The answer from the bedroom in the modest suite must have been yes, because the huge guy let me in and then left. A few seconds later, Ali emerged from the bedroom and we sat together on a couch with my tape recorder between us.

Throughout the interview he was nothing like the Ali I had expected. Nothing like the bombastic Louisville Lip who had “shocked the world” by knocking out Sonny Liston, amused a lot of it with his pre-fight poetry and angered much of America by renouncing the “slave name” of Cassius Clay and declaring he refused to be drafted into the military because “I ain’t got no quarrel with them Viet Cong.”

This was an entirely different Muhammad Ali. An Ali who spoke so softly that when I played the tape later I had to crank the volume to the max to make out some of his answers. Not a brash and boastful Ali, but a quiet and reflective one.

For nearly an hour we talked a little about boxing, but mostly about other things. He dismissed a question about Howard Cosell with the implication that they didn’t have nearly the kind of close relationship the broadcaster wanted the public to believe they did. He spoke hopefully about what impact he may have had on young people. He wondered, almost wistfully, about what his legacy would be, about how he would be remembered.

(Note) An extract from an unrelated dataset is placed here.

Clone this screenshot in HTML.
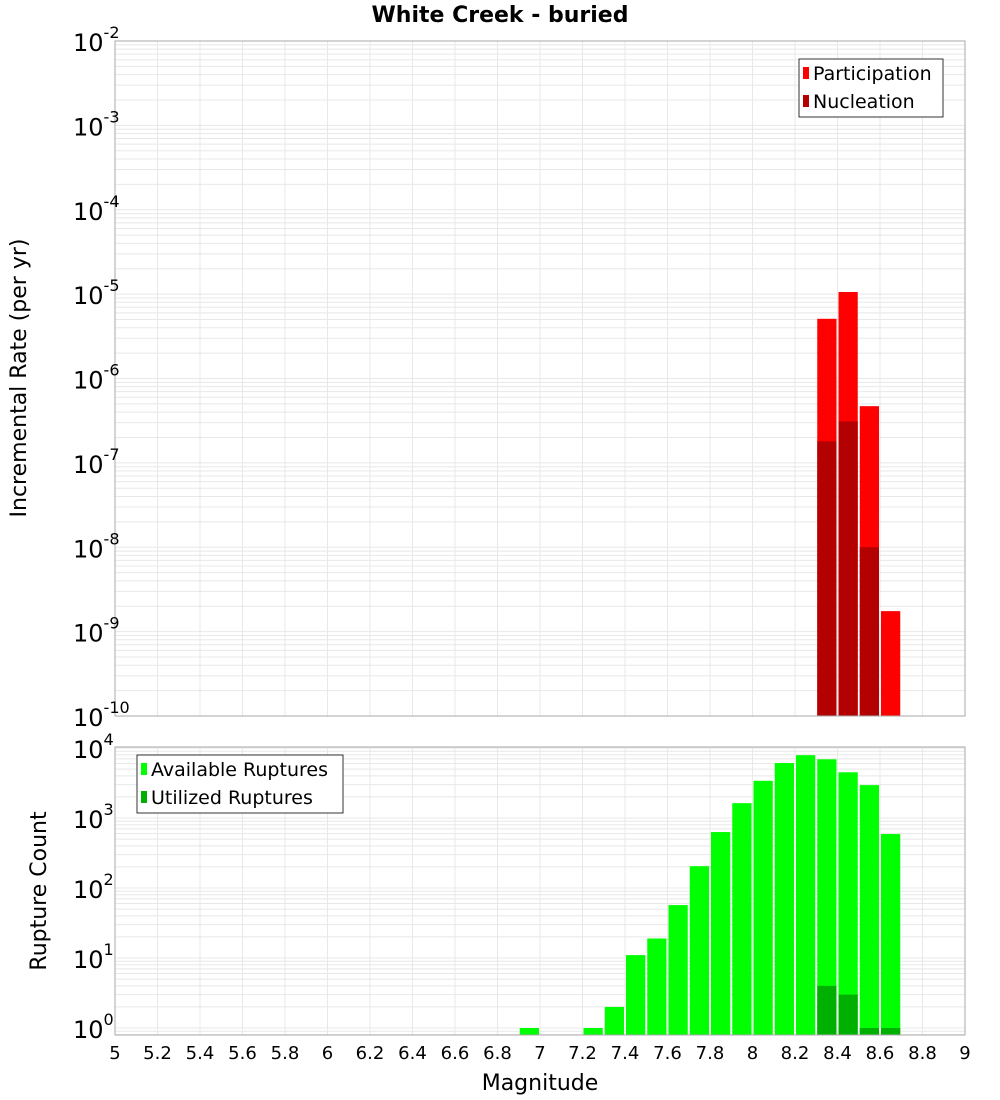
<!DOCTYPE html>
<html><head><meta charset="utf-8"><style>
body{margin:0;background:#fff;}
svg{display:block;font-family:"DejaVu Sans","Liberation Sans",sans-serif;}
</style></head><body>
<svg id="c" width="1000" height="1100" viewBox="0 0 1000 1100" xmlns="http://www.w3.org/2000/svg"></svg>
<script>
const magCenters=[8.35,8.45,8.55,8.65];
const participation=[5.1e-6,1.06e-5,4.7e-7,1.75e-9];
const nucleation=[1.8e-7,3.1e-7,1.0e-8,0];
const countMags=[6.95,7.25,7.35,7.45,7.55,7.65,7.75,7.85,7.95,8.05,8.15,8.25,8.35,8.45,8.55,8.65];
const availableCounts=[1,1,2,11,19,57,205,630,1630,3400,6100,7900,6900,4500,2950,590];
const utilizedMags=[8.35,8.45,8.55,8.65];
const utilizedCounts=[4,3,1,1];
const xTicks=["5","5.2","5.4","5.6","5.8","6","6.2","6.4","6.6","6.8","7","7.2","7.4","7.6","7.8","8","8.2","8.4","8.6","8.8","9"];
const topExps=[-10,-9,-8,-7,-6,-5,-4,-3,-2];
const botExps=[0,1,2,3,4];

const NS="http://www.w3.org/2000/svg";
const svg=document.getElementById('c');
function mk(tag,attrs,parent){const e=document.createElementNS(NS,tag);for(const k in attrs)e.setAttribute(k,attrs[k]);(parent||svg).appendChild(e);return e;}
const L=115,R=965;
const xs=m=>L+(m-5)/4*(R-L);
const T1=41,B1=716; const yTop=v=>B1-(Math.log10(v)+10)/8*(B1-T1);
const T2=747,B2=1035; const yBot=v=>1028-Math.log10(v)*70;

// grids
function grid(T,B,yf,e0,e1){
  for(let e=e0;e<=e1;e++)for(let k=1;k<=9;k++){const y=yf(k*Math.pow(10,e));if(y<T||y>B)continue;
    const g=mk('line',{x1:L,x2:R,y1:y,y2:y,stroke:'#e8e8e8','stroke-width':1});
    
    }
  for(let i=0;i<xTicks.length;i++){const x=xs(parseFloat(xTicks[i]));
    const g=mk('line',{x1:x,x2:x,y1:T,y2:B,stroke:'#e8e8e8','stroke-width':1});
    
    }
}
grid(T1,B1,yTop,-10,-2);
grid(T2,B2,yBot,-1,4);

function bar(m,v,yf,B,fill,name){
  if(!(v>0))return;
  const x0=xs(m-0.05)+1,x1=xs(m+0.05)-1,y=yf(v);
  const r=mk('rect',{x:x0,y:y,width:x1-x0,height:B-y,fill:fill});
  
  
}
for(let i=0;i<magCenters.length;i++)bar(magCenters[i],participation[i],yTop,B1,'#ff0000','participation-bar');
for(let i=0;i<magCenters.length;i++)bar(magCenters[i],nucleation[i],yTop,B1,'#b30000','nucleation-bar');
for(let i=0;i<countMags.length;i++)bar(countMags[i],availableCounts[i],yBot,B2,'#00ff00','available-bar');
for(let i=0;i<utilizedMags.length;i++)bar(utilizedMags[i],utilizedCounts[i],yBot,B2,'#00b000','utilized-bar');

// borders
let b=mk('rect',{x:L,y:T1,width:R-L,height:B1-T1,fill:'none',stroke:'#aaa'});

b=mk('rect',{x:L,y:T2,width:R-L,height:B2-T2,fill:'none',stroke:'#aaa'});


// y tick labels
function ylab(y,e,name){
  const t=mk('text',{x:108,y:y+10,'text-anchor':'end','font-size':24,fill:'#000'});
  
  
  t.textContent='10';
  const s=mk('tspan',{dy:-13,'font-size':16},t);s.textContent=String(e);
  t.setAttribute('x',L-42);t.setAttribute('text-anchor','start');
  if(String(e).length>2){t.setAttribute('x',L-42);}
}
for(const e of topExps)ylab(yTop(Math.pow(10,e)),e,'y-tick-label');
for(const e of botExps)ylab(yBot(Math.pow(10,e)),e,'y-tick-label');

// x tick labels
for(const s of xTicks){const t=mk('text',{x:xs(parseFloat(s)),y:1059,'text-anchor':'middle','font-size':18,fill:'#000'});
  
  
  t.textContent=s;}

// titles
let t=mk('text',{x:500,y:22,'text-anchor':'middle','font-size':22,'font-weight':'bold'});
t.textContent='White Creek - buried';
t=mk('text',{x:540,y:1090,'text-anchor':'middle','font-size':22});
t.textContent='Magnitude';
t=mk('text',{x:0,y:0,'text-anchor':'middle','font-size':22,transform:'translate(26,378) rotate(-90)'});
t.textContent='Incremental Rate (per yr)';
t=mk('text',{x:0,y:0,'text-anchor':'middle','font-size':22,transform:'translate(46,891) rotate(-90)'});
t.textContent='Rupture Count';

// legends
function legend(x,y,w,h,items,name){
  const g=mk('g',{});
  mk('rect',{x:x,y:y,width:w,height:h,fill:'#fff',stroke:'#333'},g);
  items.forEach((it,i)=>{const cy=y+14+i*28;
    const r=mk('rect',{x:x+4,y:cy-6,width:6,height:12,fill:it[1]},g);
    
    const tt=mk('text',{x:x+14,y:cy+7,'font-size':19},g);
    
    tt.textContent=it[0];});
}
legend(799,59,144,58,[['Participation','#ff0000'],['Nucleation','#b30000']],'top-legend');
legend(137,755,206,58,[['Available Ruptures','#00ff00'],['Utilized Ruptures','#00b000']],'bottom-legend');
</script>
</body></html>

When my questions, and the tape, had run out, I thanked him for his time, then asked, somewhat self-consciously, for his autograph. He produced a black and white photo of himself posing in white boxing trunks and shoes, and signed it:

“To D.L. Muhammad Ali. 3/17/75. peace. Enjoy life it’s later than you think.”

As I started to leave the room, Ali said he was going to go downstairs for breakfast and asked me to join him. In the elevator I mentioned that some people thought he had lost some of his quickness since his prime. Faster than I could flinch, he fired six left-handed jabs, each one stopping less than half an inch from my chin.

“What do YOU think?” he asked, grinning. What I thought was that I was grateful my chin wasn’t half an inch more prominent.

When we got off the elevator, a white man in the lobby spotted us.

“Hey,” the man bellowed, “it’s Cassius Clay. Hey, Cassius.” I braced for an ugly scene, but Ali ignored him and kept walking to the coffee shop. “I can’t worry about guys like that,” he said after we sat down. “He’s just ignorant.”

While we waited for our breakfast, I asked him about the huge guy who had answered the door, in case I might want to mention him in my story.

“It’s just one of those people who hang around me,” Ali said. “When I’m not famous anymore, they’ll all be gone.”

He was only partly right about that. Like the photo in my desk drawer, his sycophants may have faded away. But the name and legend of Muhammad Ali always will be famous.